Hardly any of the executives who include customer experience (CX) metrics in their quarterly earnings calls do it well. Forrester recommends avoiding CX metrics entirely. Stick to metrics that describe key business results and reflect the strategic goals of the organization — such as revenue, profit, or customer retention — at least until you’re sure that your CX measurement program has enough rigor to directly link customers’ experiences with business outcomes. Otherwise, CX metrics may misrepresent your company’s performance. When you do include CX metrics in your earnings calls, be prepared to face pointed questions from analysts who want to understand how they relate to your company’s financial performance.
If you are an executive, be ready to explain:
- Why you include CX metrics in earnings calls.
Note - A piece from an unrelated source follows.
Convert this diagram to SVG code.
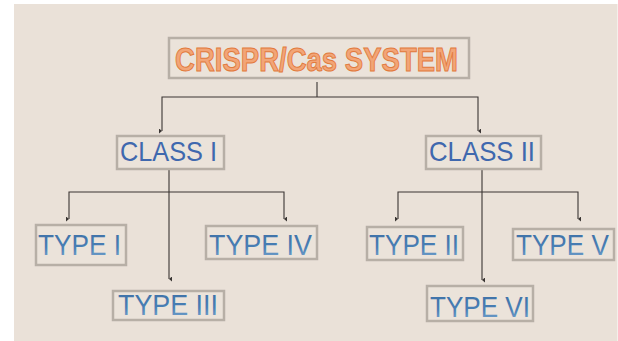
<svg xmlns="http://www.w3.org/2000/svg" width="618" height="341" viewBox="0 0 618 341">
<defs>
<style>
.box{fill:#EBE3DA;stroke:#B7AFA6;stroke-width:2.5}
.conn{fill:none;stroke:#3A3533;stroke-width:1.1}
.cls{font-family:"Liberation Sans",Arial,sans-serif;font-size:28px;fill:#3F68AE}
.typ{font-family:"Liberation Sans",Arial,sans-serif;font-size:30px;fill:url(#tg)}
.top{font-family:"Liberation Sans",Arial,sans-serif;font-weight:bold;font-size:33px;fill:#F2A577;stroke:#E27A3C;stroke-width:1}
</style>
<linearGradient id="tg" x1="0" y1="0" x2="0" y2="1">
<stop offset="0" stop-color="#3B6DA3"/>
<stop offset="0.6" stop-color="#4A80B6"/>
<stop offset="1" stop-color="#7FAAD0"/>
</linearGradient>
<marker id="arr" markerWidth="5" markerHeight="5" refX="2.5" refY="4" orient="auto" markerUnits="userSpaceOnUse">
<path d="M0,1 L5,1 L2.5,4 Z" fill="#3A3533"/>
</marker>
</defs>
<rect x="0" y="0" width="618" height="341" fill="#FFFFFF"/>
<rect x="14" y="4" width="603.5" height="337" fill="#EAE1D8"/>
<g id="connectors">
<path class="conn" d="M317,82 V97"/>
<path class="conn" d="M162,131 V97 H478 V131" marker-start="url(#arr)" marker-end="url(#arr)"/>
<path class="conn" d="M169,170 V279" marker-end="url(#arr)"/>
<path class="conn" d="M69,219 V192 H284 V219" marker-start="url(#arr)" marker-end="url(#arr)"/>
<path class="conn" d="M482,170 V280" marker-end="url(#arr)"/>
<path class="conn" d="M398,219 V192 H578 V219" marker-start="url(#arr)" marker-end="url(#arr)"/>
</g>
<g id="crispr">
<rect class="box" x="169" y="38" width="300" height="40"/>
<text class="top" x="175" y="71" textLength="283" lengthAdjust="spacingAndGlyphs">CRISPR/Cas SYSTEM</text>
</g>
<g id="class1">
<rect class="box" x="117" y="136" width="107" height="33"/>
<text class="cls" x="120" y="161" textLength="97" lengthAdjust="spacingAndGlyphs">CLASS I</text>
</g>
<g id="class2">
<rect class="box" x="426" y="136" width="115" height="33"/>
<text class="cls" x="429" y="161" textLength="106" lengthAdjust="spacingAndGlyphs">CLASS II</text>
</g>
<g id="type1">
<rect class="box" x="36" y="225" width="90" height="40"/>
<text class="typ" x="38" y="255" textLength="83" lengthAdjust="spacingAndGlyphs">TYPE I</text>
</g>
<g id="type4">
<rect class="box" x="206" y="226" width="111" height="33"/>
<text class="typ" x="209" y="255" textLength="103" lengthAdjust="spacingAndGlyphs">TYPE IV</text>
</g>
<g id="type3">
<rect class="box" x="113" y="291" width="111" height="29"/>
<text class="typ" x="118" y="315" textLength="100" lengthAdjust="spacingAndGlyphs">TYPE III</text>
</g>
<g id="type2">
<rect class="box" x="367" y="227" width="96" height="33"/>
<text class="typ" x="369" y="255" textLength="90" lengthAdjust="spacingAndGlyphs">TYPE II</text>
</g>
<g id="type5">
<rect class="box" x="513" y="229" width="101" height="31"/>
<text class="typ" transform="translate(516,255) scale(0.87,1)" x="0" y="0">TYPE V</text>
</g>
<g id="type6">
<rect class="box" x="427" y="286" width="106" height="35"/>
<text class="typ" x="430" y="317" textLength="100" lengthAdjust="spacingAndGlyphs">TYPE VI</text>
</g>
</svg>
Savvy listeners will detect attempts to tout impressive CX metrics as a way to distract from positive financial outcomes. If you can’t fully describe the metrics’ development and relationship to financial performance, you risk causing uncertainty and skepticism during the call.
- Why scores on these metrics have changed. Changes within your organization and broader environmental factors (e.g., fluctuations in the stock market, social issues) can influence customer perceptions of their experiences. So arm yourself with deeper analysis and insights that will help you explain changes in credible ways.
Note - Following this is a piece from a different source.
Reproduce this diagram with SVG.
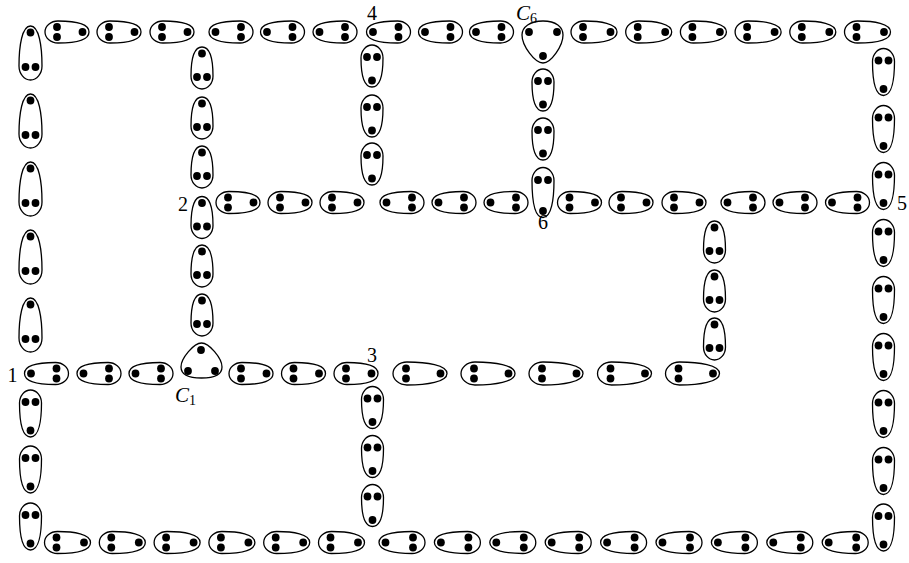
<svg xmlns="http://www.w3.org/2000/svg" xmlns:xlink="http://www.w3.org/1999/xlink" width="909" height="563" viewBox="0 0 909 563">
<style>
.o{fill:none;stroke:#000;stroke-width:1.3}
.d{fill:#000}
.t{font-family:"Liberation Serif","DejaVu Serif",serif;font-size:20px;fill:#000}
.c{font-size:21px;font-style:italic}
.s{font-size:14px;font-style:normal}
</style>
<defs>
<g id="e42"><path class="o" d="M-8,-11C6.5,-11 21,-8.5 21,0C21,8.5 6.5,11 -8,11C-15.2,11 -21,6.07 -21,0C-21,-6.07 -15.2,-11 -8,-11Z"/><circle class="d" cx="-9" cy="-5" r="3.9"/><circle class="d" cx="-9" cy="5" r="3.9"/><circle class="d" cx="14.5" cy="0" r="3.9"/></g>
<g id="e44"><path class="o" d="M-9,-11C6.5,-11 22,-8.5 22,0C22,8.5 6.5,11 -9,11C-16.2,11 -22,6.07 -22,0C-22,-6.07 -16.2,-11 -9,-11Z"/><circle class="d" cx="-10" cy="-5" r="3.9"/><circle class="d" cx="-10" cy="5" r="3.9"/><circle class="d" cx="15.5" cy="0" r="3.9"/></g>
<g id="e46"><path class="o" d="M-10,-11C6.5,-11 23,-8.5 23,0C23,8.5 6.5,11 -10,11C-17.2,11 -23,6.07 -23,0C-23,-6.07 -17.2,-11 -10,-11Z"/><circle class="d" cx="-11" cy="-5" r="3.9"/><circle class="d" cx="-11" cy="5" r="3.9"/><circle class="d" cx="16.5" cy="0" r="3.9"/></g>
<g id="e47"><path class="o" d="M-10.5,-11C6.5,-11 23.5,-8.5 23.5,0C23.5,8.5 6.5,11 -10.5,11C-17.7,11 -23.5,6.07 -23.5,0C-23.5,-6.07 -17.7,-11 -10.5,-11Z"/><circle class="d" cx="-11.5" cy="-5" r="3.9"/><circle class="d" cx="-11.5" cy="5" r="3.9"/><circle class="d" cx="17" cy="0" r="3.9"/></g>
<g id="e50"><path class="o" d="M-12,-11C6.5,-11 25,-8.5 25,0C25,8.5 6.5,11 -12,11C-19.2,11 -25,6.07 -25,0C-25,-6.07 -19.2,-11 -12,-11Z"/><circle class="d" cx="-12.5" cy="-5" r="3.9"/><circle class="d" cx="-12.5" cy="5" r="3.9"/><circle class="d" cx="18.5" cy="0" r="3.9"/></g>
<g id="e54"><path class="o" d="M-13,-11.5C7,-11.5 27,-8.5 27,0C27,8.5 7,11.5 -13,11.5C-20.7,11.5 -27,6.3 -27,0C-27,-6.3 -20.7,-11.5 -13,-11.5Z"/><circle class="d" cx="-14" cy="-5" r="3.9"/><circle class="d" cx="-14" cy="5" r="3.9"/><circle class="d" cx="20.5" cy="0" r="3.9"/></g>
</defs>
<g id="leftcol">
<g id="l1"><use xlink:href="#e54" transform="translate(30.5,53) rotate(-90)"/></g>
<g id="l2"><use xlink:href="#e54" transform="translate(30.5,121) rotate(-90)"/></g>
<g id="l3"><use xlink:href="#e54" transform="translate(30.5,189) rotate(-90)"/></g>
<g id="l4"><use xlink:href="#e54" transform="translate(30.5,257) rotate(-90)"/></g>
<g id="l5"><use xlink:href="#e54" transform="translate(30.5,325) rotate(-90)"/></g>
<g id="l6"><use xlink:href="#e47" transform="translate(30.5,413.5) rotate(90)"/></g>
<g id="l7"><use xlink:href="#e47" transform="translate(30.5,469.5) rotate(90)"/></g>
<g id="l8"><use xlink:href="#e47" transform="translate(30.5,526.5) rotate(90)"/></g>
</g>
<g id="toprow">
<g id="t1"><use xlink:href="#e44" transform="translate(67,32)"/></g>
<g id="t2"><use xlink:href="#e44" transform="translate(119,32)"/></g>
<g id="t3"><use xlink:href="#e44" transform="translate(172,32)"/></g>
<g id="t4"><use xlink:href="#e44" transform="translate(231,32) rotate(180)"/></g>
<g id="t5"><use xlink:href="#e44" transform="translate(282.5,32) rotate(180)"/></g>
<g id="t6"><use xlink:href="#e44" transform="translate(335,32) rotate(180)"/></g>
<g id="t7"><use xlink:href="#e44" transform="translate(388.5,32) rotate(180)"/></g>
<g id="t8"><use xlink:href="#e44" transform="translate(440.5,32) rotate(180)"/></g>
<g id="t9"><use xlink:href="#e44" transform="translate(491.5,32) rotate(180)"/></g>
<g id="t10"><use xlink:href="#e46" transform="translate(594,32)"/></g>
<g id="t11"><use xlink:href="#e46" transform="translate(648.7,32)"/></g>
<g id="t12"><use xlink:href="#e46" transform="translate(703.4,32)"/></g>
<g id="t13"><use xlink:href="#e46" transform="translate(758.1,32)"/></g>
<g id="t14"><use xlink:href="#e46" transform="translate(812.8,32)"/></g>
<g id="t15"><use xlink:href="#e46" transform="translate(867.5,32)"/></g>
</g>
<g id="rightcol">
<g id="r1"><use xlink:href="#e47" transform="translate(883.5,72) rotate(90)"/></g>
<g id="r2"><use xlink:href="#e47" transform="translate(883.5,129) rotate(90)"/></g>
<g id="r3"><use xlink:href="#e47" transform="translate(883.5,186) rotate(90)"/></g>
<g id="r4"><use xlink:href="#e47" transform="translate(883.5,243) rotate(90)"/></g>
<g id="r5"><use xlink:href="#e47" transform="translate(883.5,300) rotate(90)"/></g>
<g id="r6"><use xlink:href="#e47" transform="translate(883.5,357) rotate(90)"/></g>
<g id="r7"><use xlink:href="#e47" transform="translate(883.5,414) rotate(90)"/></g>
<g id="r8"><use xlink:href="#e47" transform="translate(883.5,471) rotate(90)"/></g>
<g id="r9"><use xlink:href="#e47" transform="translate(883.5,527.5) rotate(90)"/></g>
</g>
<g id="bottomrow">
<g id="b1"><use xlink:href="#e46" transform="translate(67.5,542.5)"/></g>
<g id="b2"><use xlink:href="#e46" transform="translate(122.3,542.5)"/></g>
<g id="b3"><use xlink:href="#e46" transform="translate(177.1,542.5)"/></g>
<g id="b4"><use xlink:href="#e46" transform="translate(231.9,542.5)"/></g>
<g id="b5"><use xlink:href="#e46" transform="translate(286.7,542.5)"/></g>
<g id="b6"><use xlink:href="#e46" transform="translate(341.5,542.5)"/></g>
<g id="b7"><use xlink:href="#e46" transform="translate(402,542.5) rotate(180)"/></g>
<g id="b8"><use xlink:href="#e46" transform="translate(457.4,542.5) rotate(180)"/></g>
<g id="b9"><use xlink:href="#e46" transform="translate(512.8,542.5) rotate(180)"/></g>
<g id="b10"><use xlink:href="#e46" transform="translate(568.2,542.5) rotate(180)"/></g>
<g id="b11"><use xlink:href="#e46" transform="translate(623.6,542.5) rotate(180)"/></g>
<g id="b12"><use xlink:href="#e46" transform="translate(679,542.5) rotate(180)"/></g>
<g id="b13"><use xlink:href="#e46" transform="translate(734.4,542.5) rotate(180)"/></g>
<g id="b14"><use xlink:href="#e46" transform="translate(789.8,542.5) rotate(180)"/></g>
<g id="b15"><use xlink:href="#e46" transform="translate(845.2,542.5) rotate(180)"/></g>
</g>
<g id="row1">
<g id="p1"><use xlink:href="#e44" transform="translate(46.5,373.5) rotate(180)"/></g>
<g id="p2"><use xlink:href="#e44" transform="translate(99,373.5) rotate(180)"/></g>
<g id="p3"><use xlink:href="#e44" transform="translate(151,373.5) rotate(180)"/></g>
<g id="p4"><use xlink:href="#e44" transform="translate(251,373.5)"/></g>
<g id="p5"><use xlink:href="#e44" transform="translate(303.5,373.5)"/></g>
<g id="p6"><use xlink:href="#e44" transform="translate(356,373.5)"/></g>
<g id="p7"><use xlink:href="#e54" transform="translate(420,373.5)"/></g>
<g id="p8"><use xlink:href="#e54" transform="translate(488,373.5)"/></g>
<g id="p9"><use xlink:href="#e54" transform="translate(556,373.5)"/></g>
<g id="p10"><use xlink:href="#e54" transform="translate(624.5,373.5)"/></g>
<g id="p11"><use xlink:href="#e54" transform="translate(692.5,373.5)"/></g>
</g>
<g id="midrow">
<g id="m1"><use xlink:href="#e44" transform="translate(238,202.5)"/></g>
<g id="m2"><use xlink:href="#e44" transform="translate(290,202.5)"/></g>
<g id="m3"><use xlink:href="#e44" transform="translate(342,202.5)"/></g>
<g id="m4"><use xlink:href="#e44" transform="translate(402,202.5) rotate(180)"/></g>
<g id="m5"><use xlink:href="#e44" transform="translate(454,202.5) rotate(180)"/></g>
<g id="m6"><use xlink:href="#e44" transform="translate(506,202.5) rotate(180)"/></g>
<g id="m7"><use xlink:href="#e44" transform="translate(579.5,202.5)"/></g>
<g id="m8"><use xlink:href="#e44" transform="translate(631,202.5)"/></g>
<g id="m9"><use xlink:href="#e44" transform="translate(684,202.5)"/></g>
<g id="m10"><use xlink:href="#e44" transform="translate(743,202.5) rotate(180)"/></g>
<g id="m11"><use xlink:href="#e44" transform="translate(795,202.5) rotate(180)"/></g>
<g id="m12"><use xlink:href="#e44" transform="translate(847.5,202.5) rotate(180)"/></g>
</g>
<g id="col2">
<g id="c2a"><use xlink:href="#e42" transform="translate(202,68) rotate(-90)"/></g>
<g id="c2b"><use xlink:href="#e42" transform="translate(202,118) rotate(-90)"/></g>
<g id="c2c"><use xlink:href="#e42" transform="translate(202,167) rotate(-90)"/></g>
<g id="c2d"><use xlink:href="#e42" transform="translate(202,217.5) rotate(-90)"/></g>
<g id="c2e"><use xlink:href="#e42" transform="translate(202,266) rotate(-90)"/></g>
<g id="c2f"><use xlink:href="#e42" transform="translate(202,315) rotate(-90)"/></g>
</g>
<g id="col4">
<g id="c4a"><use xlink:href="#e42" transform="translate(372,66) rotate(90)"/></g>
<g id="c4b"><use xlink:href="#e42" transform="translate(372,116) rotate(90)"/></g>
<g id="c4c"><use xlink:href="#e42" transform="translate(372,164) rotate(90)"/></g>
</g>
<g id="col6">
<g id="c6a"><use xlink:href="#e42" transform="translate(543,90) rotate(90)"/></g>
<g id="c6b"><use xlink:href="#e42" transform="translate(543,139) rotate(90)"/></g>
<g id="c6c"><use xlink:href="#e50" transform="translate(543,192.5) rotate(90)"/></g>
</g>
<g id="colm">
<g id="cma"><use xlink:href="#e42" transform="translate(714.5,242) rotate(-90)"/></g>
<g id="cmb"><use xlink:href="#e42" transform="translate(714.5,291) rotate(-90)"/></g>
<g id="cmc"><use xlink:href="#e42" transform="translate(714.5,339) rotate(-90)"/></g>
</g>
<g id="col3">
<g id="c3a"><use xlink:href="#e42" transform="translate(372.5,407.5) rotate(90)"/></g>
<g id="c3b"><use xlink:href="#e42" transform="translate(372.5,456.5) rotate(90)"/></g>
<g id="c3c"><use xlink:href="#e42" transform="translate(372.5,505.5) rotate(90)"/></g>
</g>
<g id="C6">
<path class="o" d="M543,21C556,21 563,27 563,35C563,46 551,63 543,63C535,63 522,46 522,35C522,27 530,21 543,21Z"/>
<circle class="d" cx="529" cy="32" r="3.9"/><circle class="d" cx="557" cy="32" r="3.9"/><circle class="d" cx="543" cy="56" r="3.9"/>
</g>
<g id="C1">
<path class="o" d="M201.5,343C209,343 222,358 222,367C222,375 214,378 201.5,378C189,378 181,375 181,367C181,358 194,343 201.5,343Z"/>
<circle class="d" cx="201" cy="350" r="3.9"/><circle class="d" cx="188" cy="371" r="3.9"/><circle class="d" cx="215" cy="371" r="3.9"/>
</g>
<g id="labels">
<text class="t" x="12.5" y="382" text-anchor="middle">1</text>
<text class="t" x="183" y="211" text-anchor="middle">2</text>
<text class="t" x="372" y="362" text-anchor="middle">3</text>
<text class="t" x="372" y="20" text-anchor="middle">4</text>
<text class="t" x="902" y="210" text-anchor="middle">5</text>
<text class="t" x="543" y="229" text-anchor="middle">6</text>
<text class="t c" x="516" y="20">C<tspan class="s" dy="3">6</tspan></text>
<text class="t c" x="175" y="402">C<tspan class="s" dy="3">1</tspan></text>
</g>
</svg>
- How you’ve set CX metric goals. Many companies set arbitrary, inaccurate, or unrealistic CX metric goals. This breaks the connection among scores, customers’ experiences, and business performance. It also puts you at risk of reporting a miss in CX metric goals that has no effect on business performance. Use Forrester’s research on setting CX metric goals to ensure that your goals are appropriate.
- Why you selected certain CX beacon metrics over others. Whether your company uses Net Promoter Score℠ (NPS), customer satisfaction, customer effort score, CX Index™, or perhaps a custom metric, choosing the best one can be daunting. Use Forrester’s research on selecting a beacon metric to build your rationale for selecting the metric you’re reporting on.
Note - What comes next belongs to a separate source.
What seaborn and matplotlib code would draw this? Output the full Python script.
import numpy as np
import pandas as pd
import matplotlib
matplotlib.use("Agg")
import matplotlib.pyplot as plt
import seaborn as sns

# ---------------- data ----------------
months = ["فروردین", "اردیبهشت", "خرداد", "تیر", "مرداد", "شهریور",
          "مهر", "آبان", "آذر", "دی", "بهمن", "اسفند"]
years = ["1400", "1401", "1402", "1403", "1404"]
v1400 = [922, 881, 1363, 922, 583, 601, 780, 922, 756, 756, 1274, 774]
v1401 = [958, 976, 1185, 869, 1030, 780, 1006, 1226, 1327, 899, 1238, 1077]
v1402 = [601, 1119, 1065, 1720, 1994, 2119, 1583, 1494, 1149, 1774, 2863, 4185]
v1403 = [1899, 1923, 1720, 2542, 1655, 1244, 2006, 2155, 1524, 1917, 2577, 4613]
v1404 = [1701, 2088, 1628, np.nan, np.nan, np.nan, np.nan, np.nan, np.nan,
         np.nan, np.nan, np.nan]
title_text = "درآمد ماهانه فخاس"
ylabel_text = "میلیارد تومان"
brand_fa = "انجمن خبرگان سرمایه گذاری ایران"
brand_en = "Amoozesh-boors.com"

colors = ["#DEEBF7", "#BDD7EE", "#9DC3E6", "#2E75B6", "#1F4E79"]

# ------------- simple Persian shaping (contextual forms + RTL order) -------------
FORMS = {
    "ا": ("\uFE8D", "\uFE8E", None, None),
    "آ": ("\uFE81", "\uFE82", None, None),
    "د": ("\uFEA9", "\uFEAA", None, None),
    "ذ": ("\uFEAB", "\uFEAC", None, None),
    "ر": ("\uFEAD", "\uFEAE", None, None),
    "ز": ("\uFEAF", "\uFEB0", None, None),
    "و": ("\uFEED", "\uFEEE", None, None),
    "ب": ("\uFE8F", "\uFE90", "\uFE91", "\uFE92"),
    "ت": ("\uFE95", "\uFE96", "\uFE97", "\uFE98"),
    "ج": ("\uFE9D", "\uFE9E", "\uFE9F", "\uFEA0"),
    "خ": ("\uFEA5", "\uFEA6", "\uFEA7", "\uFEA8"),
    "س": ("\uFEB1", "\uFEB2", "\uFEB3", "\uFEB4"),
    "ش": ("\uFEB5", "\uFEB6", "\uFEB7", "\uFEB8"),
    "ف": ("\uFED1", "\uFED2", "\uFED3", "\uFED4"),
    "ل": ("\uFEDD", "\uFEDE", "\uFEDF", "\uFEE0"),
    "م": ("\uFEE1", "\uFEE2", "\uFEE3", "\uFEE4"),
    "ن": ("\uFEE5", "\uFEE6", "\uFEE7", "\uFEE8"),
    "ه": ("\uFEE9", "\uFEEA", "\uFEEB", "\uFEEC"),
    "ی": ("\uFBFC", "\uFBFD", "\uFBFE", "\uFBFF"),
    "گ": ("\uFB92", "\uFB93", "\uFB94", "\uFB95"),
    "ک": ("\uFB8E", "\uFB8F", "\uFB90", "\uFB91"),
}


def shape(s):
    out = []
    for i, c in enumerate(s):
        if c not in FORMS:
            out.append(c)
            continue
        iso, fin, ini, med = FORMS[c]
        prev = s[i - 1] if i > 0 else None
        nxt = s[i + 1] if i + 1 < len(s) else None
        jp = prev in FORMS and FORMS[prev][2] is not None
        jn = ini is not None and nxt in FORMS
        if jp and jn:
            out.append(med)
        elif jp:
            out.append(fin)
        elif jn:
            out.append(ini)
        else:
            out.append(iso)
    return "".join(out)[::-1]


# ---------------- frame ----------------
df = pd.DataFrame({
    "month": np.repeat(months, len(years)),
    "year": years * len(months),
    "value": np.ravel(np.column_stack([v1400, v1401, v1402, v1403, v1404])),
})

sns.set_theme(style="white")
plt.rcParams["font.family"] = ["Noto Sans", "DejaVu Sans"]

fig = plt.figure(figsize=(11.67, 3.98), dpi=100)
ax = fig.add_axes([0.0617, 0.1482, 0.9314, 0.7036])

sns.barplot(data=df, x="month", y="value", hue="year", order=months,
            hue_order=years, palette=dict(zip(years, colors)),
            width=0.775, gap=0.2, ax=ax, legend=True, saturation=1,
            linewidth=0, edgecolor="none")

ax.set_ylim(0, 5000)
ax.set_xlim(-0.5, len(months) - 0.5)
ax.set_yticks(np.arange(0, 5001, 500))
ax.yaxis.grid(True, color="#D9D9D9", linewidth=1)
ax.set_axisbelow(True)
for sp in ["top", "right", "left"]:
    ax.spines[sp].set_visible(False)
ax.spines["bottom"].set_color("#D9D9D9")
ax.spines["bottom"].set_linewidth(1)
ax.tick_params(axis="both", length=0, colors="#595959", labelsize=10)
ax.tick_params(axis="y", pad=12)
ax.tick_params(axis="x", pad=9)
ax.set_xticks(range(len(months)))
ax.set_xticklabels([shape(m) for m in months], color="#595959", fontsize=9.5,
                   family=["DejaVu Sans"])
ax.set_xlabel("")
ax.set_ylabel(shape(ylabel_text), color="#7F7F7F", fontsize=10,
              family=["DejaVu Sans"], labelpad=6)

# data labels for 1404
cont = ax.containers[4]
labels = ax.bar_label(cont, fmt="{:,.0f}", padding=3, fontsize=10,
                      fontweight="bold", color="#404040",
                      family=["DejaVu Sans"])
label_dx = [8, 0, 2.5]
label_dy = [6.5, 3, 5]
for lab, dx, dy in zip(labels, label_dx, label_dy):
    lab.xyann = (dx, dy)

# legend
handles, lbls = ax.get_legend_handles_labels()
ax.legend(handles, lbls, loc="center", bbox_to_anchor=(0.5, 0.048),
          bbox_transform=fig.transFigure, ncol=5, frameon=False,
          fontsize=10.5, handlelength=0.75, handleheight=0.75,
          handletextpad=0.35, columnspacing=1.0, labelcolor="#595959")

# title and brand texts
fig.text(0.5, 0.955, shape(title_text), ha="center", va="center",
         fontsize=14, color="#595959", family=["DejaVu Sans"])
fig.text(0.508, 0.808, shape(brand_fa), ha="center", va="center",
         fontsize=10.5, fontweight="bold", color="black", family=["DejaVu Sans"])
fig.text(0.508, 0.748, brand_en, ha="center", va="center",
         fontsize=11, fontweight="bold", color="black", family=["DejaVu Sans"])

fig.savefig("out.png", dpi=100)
- Why you might not use the same CX beacon metric for all customer segments (it’s OK if you don’t). Articulate the different customer strategies that warrant different CX beacon metrics. This is common with larger companies that may have different goals and customer needs by region, client size, or line of business.
- Why your CX metric scores are different from those of your competitors. A mature CX measurement program includes benchmarking to key competitors, the overall industry, and sometimes other brands in your company’s aspirational set. Having these comparisons ready if you’re asked for them will show that you take CX competition seriously.
If you are an investor or analyst, keep in mind the following:
- CX metrics aren’t subject to SEC regulations or GAAP (generally accepted accounting principles) standards like financial statements are. This means that companies can report a variety of scores based on any number of methodologies — and even put their thumbs on the scale to inflate their scores. Watch for leaders who place too much emphasis on rosy CX performance measures — they may want to distract you from other issues.
- Data gathering methods can vary widely and affect CX metric scores. Companies normally report metrics generated through internal survey programs rather than independent, comparative third-party benchmarks. This approach is open to variation and manipulation. Ask executives to detail how they collect and analyze customer feedback. Have them describe what part and percentage of their business that their score represents. Be suspicious of sketchy details behind how the score is derived and what it represents.
- CX metrics performance should correspond to financial results (or other key business metrics). Movement in key CX metrics should reflect changes in other key business metrics that the company reports, although the relationship isn’t always perfect. Be skeptical about the actual effect of CX metrics results on shareholder value.